Beatrix Potter and Belmount Hall

Outgate, Hawkshead, Ambleside, Cumbria LA22 ONJ
015394 36373 or 0797 4090310 Enquiries@belmount.net

One of the finest Georgian Houses in the Lake District

Beatrix Potter and her solicitor husband acquired the Belmount estate in 1938 from her friend Rebekah Owen (an admirer and friend of Thomas Hardy who had a considerable Hardy collection, which is now in Colby College Library, Maine, USA).

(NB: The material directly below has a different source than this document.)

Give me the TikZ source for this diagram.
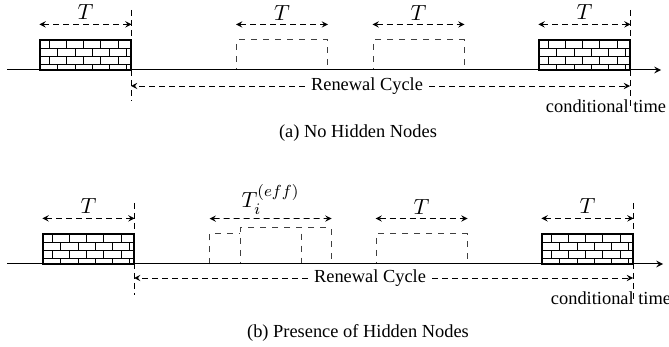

In 1939, Potter wrote to her friend Caroline Clark:- “My eccentric old friend Miss Owen has died in Rome (U.S.A. citizen and executor a New York bank) so I have a free hand in an old walled garden of over an acre at Belmount Hall. The old fan-trained fruit trees in the last stage of old age. I have planted some clematis against them, and some shrubs, such as ceanothus, between, to gradually grow into their place. Is chimonanthus fragrans a bush that would grow? I have witch hazel, and shrubby spireas, and syringas. ………… I should like to plant some bushes that might grow on at Belmount Hall without much attention? The garden is not seriously weedy. It is carpeted with jonquils and spring flowers.”          Her husband, William Heelis, gave Belmount Hall to the National Trust, after her death.
Although there remains a lot of work to be done in the walled garden, we have tried to continue the gardening philosophy of Beatrix Potter…… .

Belmount Hall is situated about 10 minutes from Ambleside, 1 mile north of Hawkshead, within easy reach of Esthwaite Water, and Near Sawrey, where Beatrix Potter spent much of her life at the famous Hill Top. The house enjoys superb views of Esthwaite Water, with Gummers How in the far distance. It was built in 1774 by the Reverend Reginald Braithwaite, who was vicar of Hawkshead for 38 years.

Old Belmount Hall

Between 1840 and 1899 the house was owned by the Reverend Doctor Whittaker, who made a number of alterations, to accommodate his 9 children and, it seems, some fifteen  servants. One of his great-great-grandsons, who lives in Seattle, USA, has provided a substantial amount of historical material about the house and the family.